Methodology – Model Equation and Real World Infection Data
The model has been developed based on the Italian trend for infection spread of COVID-19 (Coronavirus 2019). In a previous article, I had established the equation for the exponential growth model for Italy. This equation was modified for other countries based on a scaling Model Factor (MF) and their population, via a Population Ratio (PR) defined as the “population of a country” divided by “population of Italy”. I’ve used the population data from https://worldpopulationreview.com. In a nutshell the equation takes the form:
Y(t) = MF * PR * 631.06 * exp (0.1852*t)
Y(t) is the “Cumulative Number of Infections” on day “t”. The model equation works in the exponential growth phase for the spread of the virus infection. The start of the exponential growth phase is taken when the cumulative number of infections has reached about 400, based on actual published test raw data, since it works well with the equation for many countries. When this happens, I’ve designated it as Day-1 of the exponential growth phase and t is set to 1 (t=1). For succeeding days, “t” is incremented by one.
It is my intent to update the above graph for India from 22 Mar 2020 to 22 Apr 2020. The graph above will be replaced on a daily basis. In the above graph t=1 is Day-1 which is set at 22 Mar 2020. Like wise t=2 and so on will increment from the set point date of 22 Mar 2020. For those who don’t like math, they just have to look at the graph and see the trends.
The data for India from 22 Mar 2020 to 05 Apr 2020 is spurious. It is far removed from the truth. It is because of insufficient testing in the country. This gives an artificially low number for inFections. The graph, with MF=0.04, is the Italian trend for inFections. The India data is 56% lower than Italy, for the same time period of exponential growth. But, the Indian population is 22.56 times that of the Italian population.
The model has close likeness for MF = 0.02, which means that it is following a curve trend that has values lower than that for Italy. Further, we should be expecting an MF = 1, since India should scale to Italy based on the Population Ratio (PR). So, an MF = 0.02 is unreliable and should not be used as a possible model.
The real time data for the exponential growth phase for infections had started on 22 Mar 2020. However, as seen from the graph, the real data does not fit the model, for any value of practical MF. As such, it is very likely that the Real Data published for India by JHU is not of practical use and also does not represent a good sample of the population.

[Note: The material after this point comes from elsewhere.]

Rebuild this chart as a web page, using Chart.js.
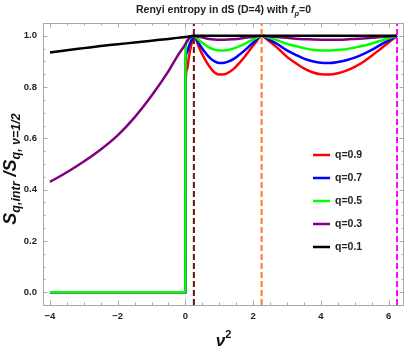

A key conclusion that can be made as on 05 Apr 2020 is that the reported data for inFections in India is totally wrong, in its entirety.

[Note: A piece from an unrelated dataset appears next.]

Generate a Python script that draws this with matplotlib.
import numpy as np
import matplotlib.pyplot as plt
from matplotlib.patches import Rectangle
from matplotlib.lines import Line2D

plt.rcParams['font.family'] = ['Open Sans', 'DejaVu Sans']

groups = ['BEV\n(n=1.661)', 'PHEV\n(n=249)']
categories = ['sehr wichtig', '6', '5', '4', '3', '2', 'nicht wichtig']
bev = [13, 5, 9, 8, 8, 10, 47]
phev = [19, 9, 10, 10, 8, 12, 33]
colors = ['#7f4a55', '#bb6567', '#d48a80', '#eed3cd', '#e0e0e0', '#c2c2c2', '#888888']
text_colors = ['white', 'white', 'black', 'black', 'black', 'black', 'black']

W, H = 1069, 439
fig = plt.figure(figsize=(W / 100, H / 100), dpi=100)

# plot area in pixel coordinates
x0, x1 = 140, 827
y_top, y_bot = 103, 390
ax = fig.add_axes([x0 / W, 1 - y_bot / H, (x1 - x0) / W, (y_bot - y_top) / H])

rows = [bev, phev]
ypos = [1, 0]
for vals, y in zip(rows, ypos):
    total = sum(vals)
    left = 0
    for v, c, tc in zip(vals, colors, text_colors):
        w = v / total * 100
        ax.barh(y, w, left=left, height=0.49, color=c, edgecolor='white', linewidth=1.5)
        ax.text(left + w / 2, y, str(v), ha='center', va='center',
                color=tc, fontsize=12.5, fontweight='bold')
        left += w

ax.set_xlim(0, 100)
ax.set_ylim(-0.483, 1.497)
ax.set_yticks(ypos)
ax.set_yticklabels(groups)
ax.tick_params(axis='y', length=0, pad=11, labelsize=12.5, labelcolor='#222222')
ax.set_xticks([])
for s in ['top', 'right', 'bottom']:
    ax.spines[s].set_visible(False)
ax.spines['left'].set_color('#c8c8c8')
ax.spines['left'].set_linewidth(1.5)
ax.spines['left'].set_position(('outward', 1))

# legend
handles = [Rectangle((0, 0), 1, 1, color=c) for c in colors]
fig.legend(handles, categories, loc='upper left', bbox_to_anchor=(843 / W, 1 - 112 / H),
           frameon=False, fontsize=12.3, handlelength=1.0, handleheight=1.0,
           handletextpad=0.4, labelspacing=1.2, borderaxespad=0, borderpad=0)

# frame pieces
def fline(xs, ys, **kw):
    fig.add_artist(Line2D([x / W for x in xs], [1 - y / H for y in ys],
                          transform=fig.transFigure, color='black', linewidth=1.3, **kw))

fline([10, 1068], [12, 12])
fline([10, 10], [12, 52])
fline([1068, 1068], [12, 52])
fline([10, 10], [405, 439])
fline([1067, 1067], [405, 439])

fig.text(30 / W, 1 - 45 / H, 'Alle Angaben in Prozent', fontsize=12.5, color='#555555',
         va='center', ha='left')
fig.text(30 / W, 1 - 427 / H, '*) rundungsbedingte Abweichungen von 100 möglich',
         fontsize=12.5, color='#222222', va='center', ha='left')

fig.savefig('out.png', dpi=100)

In my previous article, I had established the equation for the exponential growth model for Italy. The population ratio (PR) is 22.56673 for India. Multiplying the exponential growth model with PR should take into account the population differences. I’ve further multiplied it with a Model Factor (MF), which is a number greater than 0, but more likely about 1 for India. This factor fine tunes the scaling and at some value it will have a good match to the real world infection data. When MF is 1/PR, the curve is an identical match to the exponential best fit for Italy.
As such, for India, the modified exponential equation is:
y(t) = MF * PR * 631.06 * exp (0.1852*t)
i.e.
y(t) = MF * 22.56673 * 631.06 * exp (0.1852*t)
To predict the Infection Cases in India, select an MF between 0 and 1, plug in a value of “t”, where “t” is the day count starting from 22 Mar 2020 (t=1) for India. The computed value of y(t) is the predicted Infection Cases on day “t”.